## MATERIAL
---*---
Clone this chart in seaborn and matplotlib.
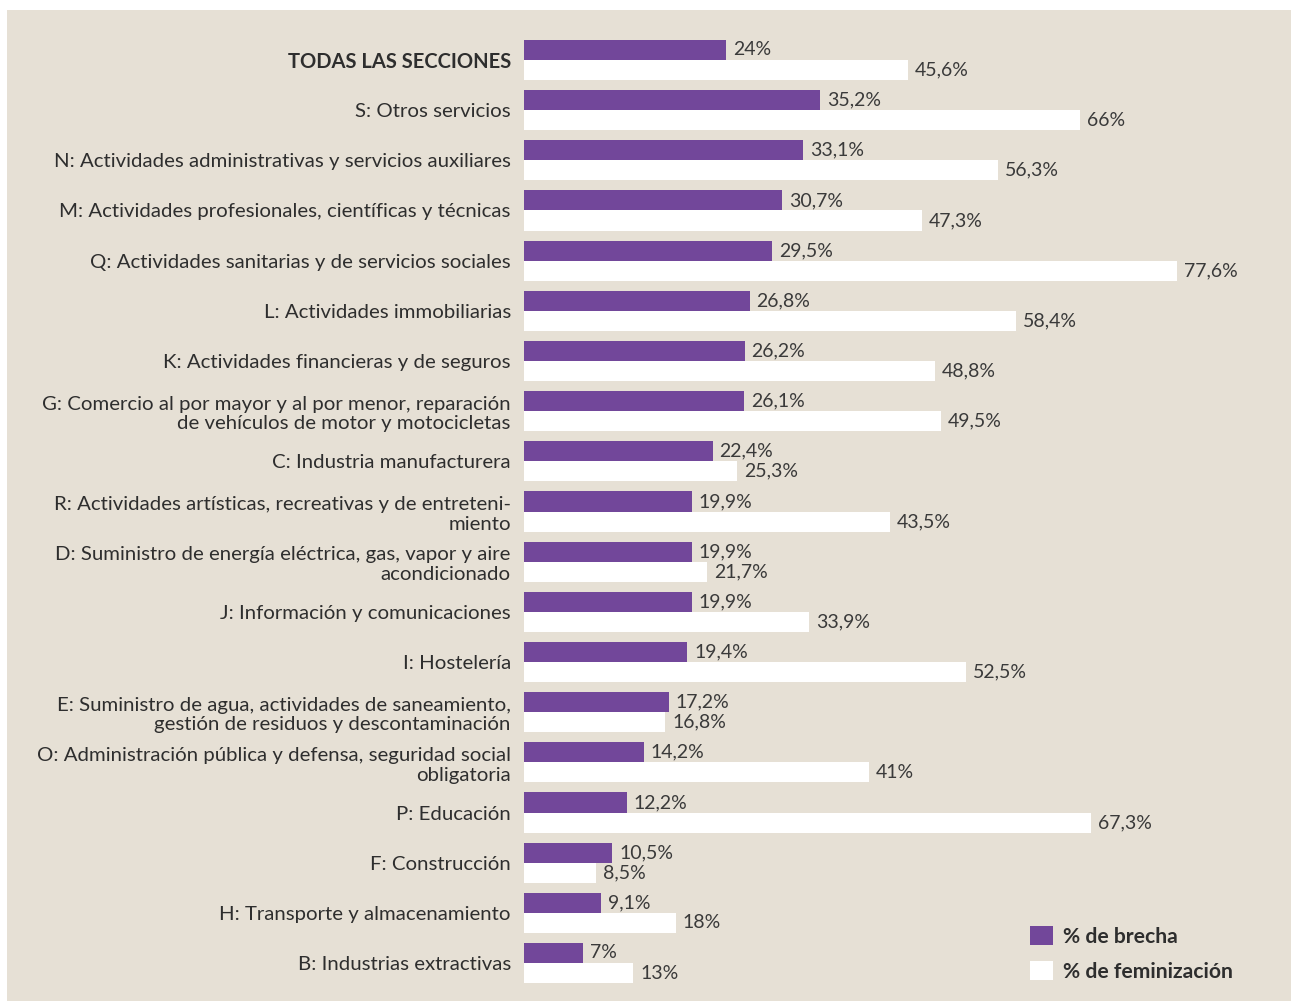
import matplotlib
matplotlib.use("Agg")
import matplotlib.pyplot as plt
import seaborn as sns
import pandas as pd
from matplotlib.patches import Rectangle, Patch

categories = [
    "TODAS LAS SECCIONES",
    "S: Otros servicios",
    "N: Actividades administrativas y servicios auxiliares",
    "M: Actividades profesionales, científicas y técnicas",
    "Q: Actividades sanitarias y de servicios sociales",
    "L: Actividades immobiliarias",
    "K: Actividades financieras y de seguros",
    "G: Comercio al por mayor y al por menor, reparación\nde vehículos de motor y motocicletas",
    "C: Industria manufacturera",
    "R: Actividades artísticas, recreativas y de entreteni-\nmiento",
    "D: Suministro de energía eléctrica, gas, vapor y aire\nacondicionado",
    "J: Información y comunicaciones",
    "I: Hostelería",
    "E: Suministro de agua, actividades de saneamiento,\ngestión de residuos y descontaminación",
    "O: Administración pública y defensa, seguridad social\nobligatoria",
    "P: Educación",
    "F: Construcción",
    "H: Transporte y almacenamiento",
    "B: Industrias extractivas",
]
brecha = [24, 35.2, 33.1, 30.7, 29.5, 26.8, 26.2, 26.1, 22.4, 19.9, 19.9, 19.9,
          19.4, 17.2, 14.2, 12.2, 10.5, 9.1, 7]
feminizacion = [45.6, 66, 56.3, 47.3, 77.6, 58.4, 48.8, 49.5, 25.3, 43.5, 21.7,
                33.9, 52.5, 16.8, 41, 67.3, 8.5, 18, 13]
series_names = ["% de brecha", "% de feminización"]

PURPLE = "#72479a"
BEIGE = "#e6e0d5"
TEXT = "#2e2e2e"
VAL = "#3a3a3a"

df = pd.DataFrame({
    "cat": categories * 2,
    "valor": brecha + feminizacion,
    "serie": [series_names[0]] * len(categories) + [series_names[1]] * len(categories),
})

sns.set_theme(style="white")
plt.rcParams["font.family"] = ["Lato", "DejaVu Sans"]

W, H = 1291, 1001
fig = plt.figure(figsize=(W / 100, H / 100), dpi=100, facecolor="white")
fig.patches.append(Rectangle((7 / W, 0), 1 - 7 / W, 1 - 10 / H,
                             transform=fig.transFigure, facecolor=BEIGE,
                             edgecolor="none", zorder=-10))

ax_left = 524 / W
ax_top = 1 - 34.9 / H
ax_bot = 1 - 988.1 / H
ax = fig.add_axes([ax_left, ax_bot, 1 - ax_left, ax_top - ax_bot])
ax.set_zorder(5)
ax.set_facecolor("none")

sns.barplot(data=df, y="cat", x="valor", hue="serie", orient="h",
            palette=[PURPLE, "white"], width=0.8, gap=0, saturation=1,
            edgecolor="none", linewidth=0, ax=ax, legend=False)

ax.set_xlim(0, 767 / 8.42)
ax.set_ylim(len(categories) - 0.5, -0.5)


def fmt(v):
    if float(v).is_integer():
        return f"{int(v)}%"
    return f"{v:.1f}".replace(".", ",") + "%"


for cont, vals in zip(ax.containers, [brecha, feminizacion]):
    ax.bar_label(cont, labels=[fmt(v) for v in vals], padding=5,
                 fontsize=14, color=VAL)

ax.set_xlabel("")
ax.set_ylabel("")
ax.set_xticks([])
ax.set_yticks(range(len(categories)))
ax.set_yticklabels(categories, fontsize=14.7, color=TEXT, linespacing=1.2)
ax.tick_params(axis="y", length=0, pad=9.5)
first = ax.get_yticklabels()[0]
first.set_fontweight("bold")
first.set_fontsize(14.5)
for s in ax.spines.values():
    s.set_visible(False)

handles = [Patch(facecolor=PURPLE, edgecolor="none"),
           Patch(facecolor="white", edgecolor="none")]
leg = ax.legend(handles, series_names, loc="lower left",
                bbox_to_anchor=(1022 / W, 1 - 990 / H),
                bbox_transform=fig.transFigure, frameon=False,
                borderaxespad=0,
                handlelength=1.05, handleheight=1.05, handletextpad=0.47,
                labelspacing=0.65, prop={"weight": "bold", "size": 15.2})
for t in leg.get_texts():
    t.set_color(TEXT)

fig.savefig("out.png", dpi=100, facecolor="white")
---*---
## WHAT IS REQUIRED
Make an exact copy of the lines from the top of the material through the line with "from matplotlib.patches import", pictures excluded.

## RESPONSE TO THIS EXERCISE
Clone this chart in seaborn and matplotlib.
import matplotlib
matplotlib.use("Agg")
import matplotlib.pyplot as plt
import seaborn as sns
import pandas as pd
from matplotlib.patches import Rectangle, Patch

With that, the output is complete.